A terapia comunitária começou há quase 20 anos, na comunidade Quatro Varas, na favela de Pirambu, periferia de Fortaleza. Dos 250 mil habitantes, a maior parte é de migrantes que fugiram do sertão em tempos de seca, deixando para trás a cultura da caatinga, com seus cantadores, curandeiros, plantas medicinais e, sobretudo, os laços solidários com vizinhos, parentes, compadres e comadres.

Ao perder a identidade, mergulho na doença mental

Ao chegar à cidade, enfrentam o anonimato, a exclusão, a violência e o sonho quase impossível de uma vida melhor. Dessa situação à loucura, o passo é curto, diz o psiquiatra Adalberto Barreto, criador do método e hoje a maior autoridade em terapia comunitária no Brasil.

- Os processos migratórios desencadeiam uma série de perdas culturais, retirando do grupo elementos fundamentais para nutrir sua identidade e coesão. Com a migração, se perdem os vínculos com a terra, a comunidade, a família, os valores. E muitos terminam por perder o juízo. Ou seja, ao perderem a identidade mergulham na doença mental - diz o professor da Universidade Federal do Ceará.

Adalberto costumava receber, em seu ambulatório, moradores de Pirambu levados por seu irmão, o advogado Airton Barreto. Eles reclamavam de "encosto". A demanda cresceu tanto que o psiquiatra passou a ir à favela semanalmente, quando era abordado por moradores que lhe pediam receitas de remédios controlados, muitos dos quais prescritos por médicos que mal falavam com os pacientes.

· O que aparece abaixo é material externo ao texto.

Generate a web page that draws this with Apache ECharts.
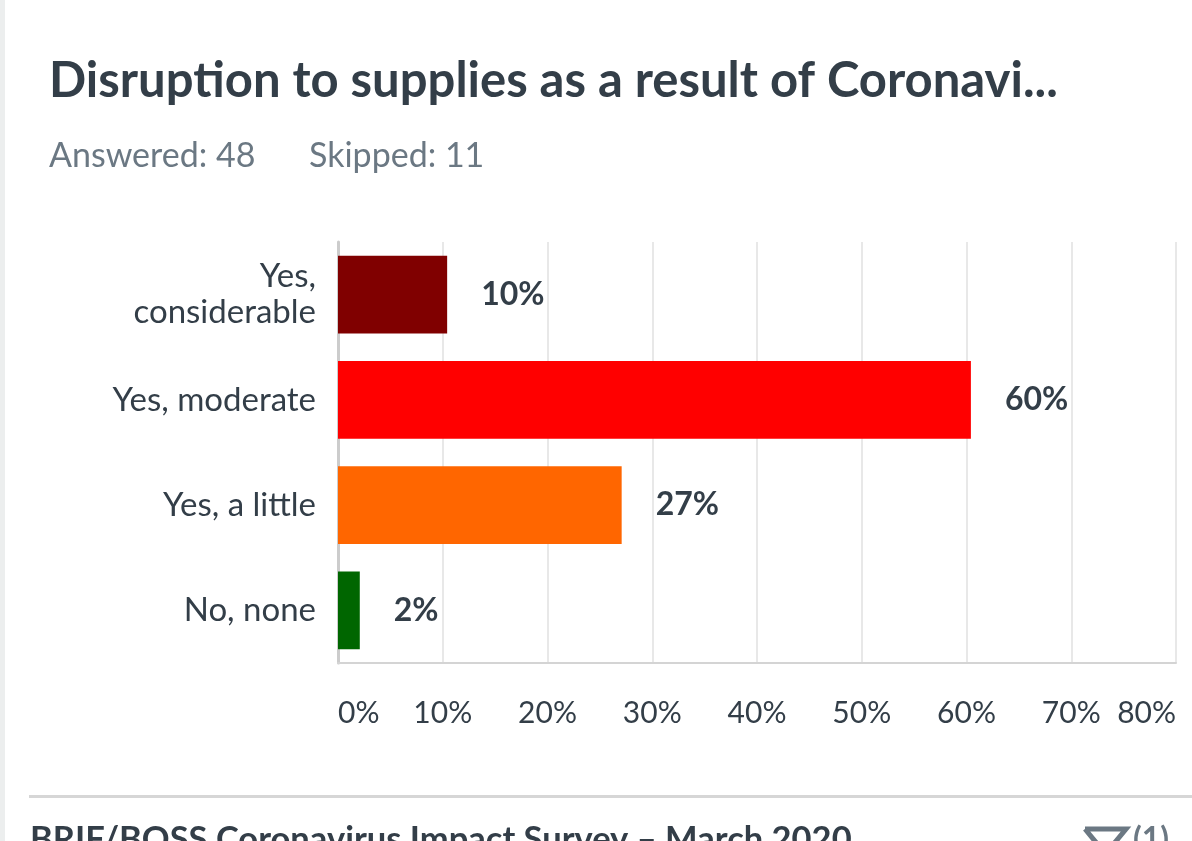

Ao prescrever um sonífero solicitado por uma mulher, Adalberto percebeu que a paciente não tinha dinheiro sequer para comida. E entendeu que o "encosto" que os favelados relatavam era o peso da exclusão. E que, migrantes ou não, sofriam síndromes relativas ao abandono, insegurança e baixa auto-estima.

Começaram, então as sessões de terapia comunitária, um programa de atenção primária de saúde mental, que usa a competência das pessoas e promove a construção de redes sociais, com base nas tradições e culturas dos próprios pacientes. Nos encontros, os favelados contavam seus problemas, formando entre eles uma teia de solidariedade, de apoio uns aos outros.

O trabalho chamou a atenção de Zilda Arns, coordenadora da Pastoral da Criança. Ela solicitou o treinamento das agentes da Pastoral, e a prática se estendeu pelo país. No Brasil, há 25 pólos formadores e mais de 11.500 terapeutas voluntários atuando, após formação de 380 horas-aula. A iniciativa foi implantada como política pública em São Paulo, Santos, Salvador, Londrina e Brasília. Nos últimos quatro anos o modelo foi implantado na França (Grenoble e Marseille) e na Suíça (Genebra e Lausanne). Adalberto foi convidado a falar sobre o assunto na Academia Americana de Terapia Familiar, e em novembro falará em Milão e Roma.